Like Newark’s Puritan founding fathers, we are still a country that prefers rural and suburban living to urban life, chooses to decentralize power to the state and local level, and therefore requires a robust system of “law and order” to maintain power over increasingly diverse and immigrant urban areas. We are also a country that frames political issues like abortion and welfare with the coded language of “family values.” For conservative America and Fox News, the problem with our cities comes from a decline in Christianity, an increase in divorce, and welfare dependence that erodes work ethic. While Newark founders responded to fears of urban disorder through the old Essex County Jail, political leaders today have responded with the Essex County Correctional Facility on Doremus Avenue. This new facility’s razor wire perimeter fences and searchlight towers project an image of fear on the surrounding environment of sewer treatments plants, recycling centers, and heavy industry. It is now uncommon for prison administrators to live in the same place as their inmates.

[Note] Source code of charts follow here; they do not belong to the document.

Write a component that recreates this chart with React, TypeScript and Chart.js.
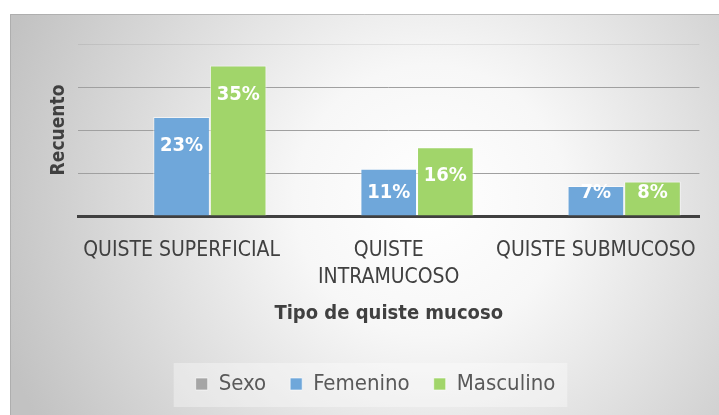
import { useEffect, useRef } from 'react';
import { Chart, registerables } from 'chart.js';
Chart.register(...registerables);

const categories: (string | string[])[] = ['QUISTE SUPERFICIAL', ['QUISTE', 'INTRAMUCOSO'], 'QUISTE SUBMUCOSO'];
const seriesNames = ['Sexo', 'Femenino', 'Masculino'];
const sexoValues: (number | null)[] = [null, null, null];
const femeninoValues = [23, 11, 7];
const masculinoValues = [35, 16, 8];
const yTicks = [0, 10, 20, 30, 40];

const FONT = "'Liberation Sans Narrow', 'DejaVu Sans Condensed', 'Open Sans', sans-serif";

const backgroundPlugin = {
  id: 'bgPlugin',
  beforeDraw(chart: any) {
    const { ctx } = chart;
    ctx.save();
    const x0 = 10, y0 = 14, w = 709, h = 401;
    const g = ctx.createRadialGradient(430, 200, 0, 430, 200, 450);
    g.addColorStop(0, '#ffffff');
    g.addColorStop(0.3, '#f7f7f7');
    g.addColorStop(1, '#c2c2c2');
    ctx.fillStyle = g;
    ctx.fillRect(x0, y0, w, h);
    ctx.strokeStyle = 'rgba(160,160,160,0.6)';
    ctx.lineWidth = 1;
    ctx.beginPath();
    ctx.moveTo(x0 + 0.5, y0 + h);
    ctx.lineTo(x0 + 0.5, y0 + 0.5);
    ctx.lineTo(x0 + w, y0 + 0.5);
    ctx.stroke();
    // legend backdrop
    const legend = chart.legend;
    if (legend && legend.legendHitBoxes && legend.legendHitBoxes.length) {
      const boxes = legend.legendHitBoxes;
      let l = Infinity, r = -Infinity, t = Infinity, b = -Infinity;
      boxes.forEach((bx: any) => {
        l = Math.min(l, bx.left);
        r = Math.max(r, bx.left + bx.width);
        t = Math.min(t, bx.top);
        b = Math.max(b, bx.top + bx.height);
      });
      ctx.fillStyle = 'rgba(255,255,255,0.35)';
      ctx.fillRect(l - 22, t - 10, r - l + 34, b - t + 22);
    }
    ctx.restore();
  },
};

const labelPlugin = {
  id: 'barLabels',
  afterDatasetsDraw(chart: any) {
    const { ctx } = chart;
    ctx.save();
    ctx.font = `bold 20px ${FONT}`;
    ctx.fillStyle = '#ffffff';
    ctx.textAlign = 'center';
    ctx.textBaseline = 'middle';
    chart.data.datasets.forEach((ds: any, i: number) => {
      const meta = chart.getDatasetMeta(i);
      meta.data.forEach((bar: any, j: number) => {
        const v = ds.data[j];
        if (v === null || v === undefined) return;
        const y = Math.min(bar.y + 29, bar.base - 23);
        ctx.fillText(`${v}%`, bar.x, y);
      });
    });
    ctx.restore();
  },
};

export default function App() {
  const ref = useRef<HTMLCanvasElement>(null);
  useEffect(() => {
    if (!ref.current) return;
    const chart = new Chart(ref.current, {
      type: 'bar',
      data: {
        labels: categories,
        datasets: [
          { label: seriesNames[0], data: sexoValues, backgroundColor: '#a5a5a5', borderColor: 'rgba(255,255,255,0.6)', borderWidth: 1 },
          { label: seriesNames[1], data: femeninoValues, backgroundColor: '#6fa7da', borderColor: 'rgba(255,255,255,0.6)', borderWidth: 1 },
          { label: seriesNames[2], data: masculinoValues, backgroundColor: '#a1d56a', borderColor: 'rgba(255,255,255,0.6)', borderWidth: 1 },
        ],
      },
      options: {
        animation: false,
        responsive: false,
        devicePixelRatio: 1,
        categoryPercentage: 0.82,
        barPercentage: 1,
        layout: { padding: { left: 40, right: 8, top: 44, bottom: 10 } },
        plugins: {
          tooltip: { enabled: false },
          legend: {
            position: 'bottom',
            labels: {
              boxWidth: 12,
              boxHeight: 12,
              padding: 24,
              color: '#595959',
              font: { family: FONT, size: 22 },
            },
          },
        },
        scales: {
          x: {
            grid: { display: false, drawTicks: false },
            border: { display: true, color: '#404040', width: 3 },
            ticks: {
              color: '#404040',
              font: { family: FONT, size: 21, lineHeight: 1.24 },
              padding: 22,
              maxRotation: 0,
              autoSkip: false,
            },
            title: {
              display: true,
              text: 'Tipo de quiste mucoso',
              color: '#404040',
              font: { family: FONT, size: 20, weight: 'bold', lineHeight: 1.2 },
              padding: { top: 0, bottom: 23 },
            },
            afterFit: (axis: any) => { axis.height = 133; },
          },
          y: {
            min: 0,
            max: 40,
            afterBuildTicks: (axis: any) => { axis.ticks = yTicks.map((v) => ({ value: v })); },
            grid: {
              drawTicks: false,
              color: (c: any) => (c.tick && c.tick.value === 40 ? 'rgba(0,0,0,0.07)' : '#a0a0a0'),
              lineWidth: 1,
            },
            border: { display: false },
            ticks: { display: false },
            title: {
              display: true,
              text: 'Recuento',
              color: '#404040',
              font: { family: FONT, size: 19, weight: 'bold', lineHeight: 1.2 },
              padding: { top: 8, bottom: 0 },
            },
            afterFit: (axis: any) => { axis.width = 38; },
          },
        },
      },
      plugins: [backgroundPlugin, labelPlugin],
    } as any);
    return () => chart.destroy();
  }, []);
  return (
    <div style={{ position: 'absolute', left: 0, top: 0, width: 719, height: 415 }}>
      <canvas ref={ref} width={719} height={415} style={{ width: 719, height: 415, display: 'block' }} />
    </div>
  );
}
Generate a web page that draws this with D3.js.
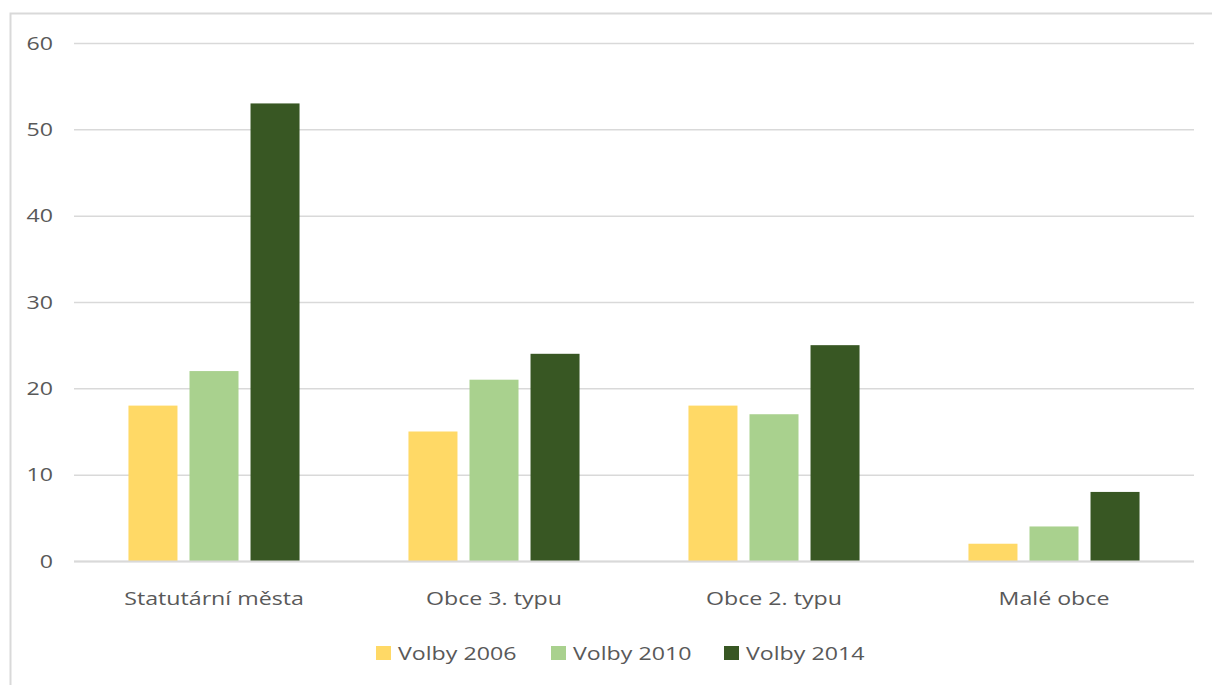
<!DOCTYPE html>
<html>
<head>
<meta charset="utf-8">
<script src="https://cdn.jsdelivr.net/npm/d3@7"></script>
<style>
  body { margin: 0; background: #fff; }
  svg text { font-family: "Open Sans", "Noto Sans", sans-serif; fill: #595959; }
</style>
</head>
<body>
<svg id="chart" width="1212" height="685"></svg>
<script>
// data
var categories = ["Statutární města", "Obce 3. typu", "Obce 2. typu", "Malé obce"];
var seriesNames = ["Volby 2006", "Volby 2010", "Volby 2014"];
var volby2006 = [18, 15, 18, 2];
var volby2010 = [22, 21, 17, 4];
var volby2014 = [53, 24, 25, 8];
var yTicks = [0, 10, 20, 30, 40, 50, 60];
var colors = ["#FFD966", "#A9D18E", "#385723"];

var series = [volby2006, volby2010, volby2014];

var svg = d3.select("#chart");
var stretch = 1.22; // text in the picture is drawn a bit wide

// chart border
svg.append("rect")
    .attr("x", 10.5).attr("y", 13.5)
    .attr("width", 1230).attr("height", 700)
    .attr("fill", "none")
    .attr("stroke", "#D9D9D9")
    .attr("stroke-width", 2);

var pLeft = 74, pRight = 1194, pTop = 43, pBottom = 561;

var y = d3.scaleLinear().domain([0, 60]).range([pBottom, pTop]);
var x0 = d3.scaleBand().domain(categories).range([pLeft, pRight])
    .paddingInner(0.389).paddingOuter(0.1945);
var x1 = d3.scaleBand().domain(seriesNames).range([0, x0.bandwidth()])
    .paddingInner(0.197).paddingOuter(0);

// gridlines + tick labels
var yAxis = d3.axisLeft(y).tickValues(yTicks).tickSize(-(pRight - pLeft)).tickPadding(0);
var ga = svg.append("g").attr("transform", "translate(" + pLeft + ",0)").call(yAxis);
ga.select(".domain").remove();
ga.selectAll(".tick line").attr("stroke", "#D9D9D9").attr("stroke-width", 1.5);
ga.selectAll(".tick text")
    .attr("x", 0)
    .attr("font-size", 19).attr("fill", "#595959")
    .attr("transform", "translate(-21,0) scale(" + stretch + ",1)");

// bars
var groups = svg.selectAll(".grp").data(categories).enter().append("g")
    .attr("transform", function (d) { return "translate(" + x0(d) + ",0)"; });

groups.selectAll("rect").data(function (c, i) {
    return series.map(function (s, k) { return { name: seriesNames[k], value: s[i], k: k }; });
}).enter().append("rect")
    .attr("x", function (d) { return x1(d.name); })
    .attr("y", function (d) { return y(d.value); })
    .attr("width", x1.bandwidth())
    .attr("height", function (d) { return pBottom - y(d.value); })
    .attr("fill", function (d) { return colors[d.k]; });

// x axis line
svg.append("line")
    .attr("x1", pLeft).attr("x2", pRight)
    .attr("y1", pBottom + 0.5).attr("y2", pBottom + 0.5)
    .attr("stroke", "#D9D9D9").attr("stroke-width", 2);

// category labels
svg.selectAll(".cat").data(categories).enter().append("text")
    .attr("transform", function (d) {
        return "translate(" + (x0(d) + x0.bandwidth() / 2) + ",605) scale(" + stretch + ",1)";
    })
    .attr("text-anchor", "middle")
    .attr("font-size", 19)
    .text(function (d) { return d; });

// legend
var legX = [376, 551, 724];
var leg = svg.selectAll(".leg").data(seriesNames).enter().append("g")
    .attr("transform", function (d, i) { return "translate(" + legX[i] + ",646)"; });
leg.append("rect").attr("width", 15).attr("height", 14)
    .attr("fill", function (d, i) { return colors[i]; });
leg.append("text")
    .attr("transform", "translate(22,14) scale(" + stretch + ",1)")
    .attr("font-size", 19)
    .text(function (d) { return d; });
</script>
</body>
</html>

Since 1971, the old Essex County Jail has sat abandoned and decaying. It has briefly been used as a holding facility for drug offenders, as a stage set for a film about Malcolm X, and as the occasional home for people who prefer the jail’s secluded privacy to the invasive rules of local homeless shelters. Occasional fire and structural decay threaten the buildings that remain. Old inmate records scatter the floor. The decaying architecture is not picturesque or romantic in the way that Alcatraz surveys the bay of San Francisco. And the caved-in roof of the Warden’s House today offers more an image of horror than of comfortable domestic life and pretty gardens. The cells confined few famous people we know of; this was a place for untold stories of immigrants and the urban poor. Walking through these abandoned cellblocks raises questions about who lived here, and the stories these walls would tell if they could speak.
The ability to erect monuments reflects a larger ability to create a historical consensus about the meaning of the place, person, or event that is being remembered. Yet we as a country have not recognized the full human impact of generations of incarceration on minority and immigrant communities. There is no consensus on how best to make amends or reparations for past injustices. In the meantime, the decaying hulk of the old Essex County Jail has waited fifty years in a state of limbo for the day when Newark and this country are ready to confront the legacies of oppression. As a public health, governance, economic, and policing crisis whip this country into turmoil, and as the neighboring New Jersey Institute of Technology continues demolishing dozens of old buildings nearby, time for this old jail is running out.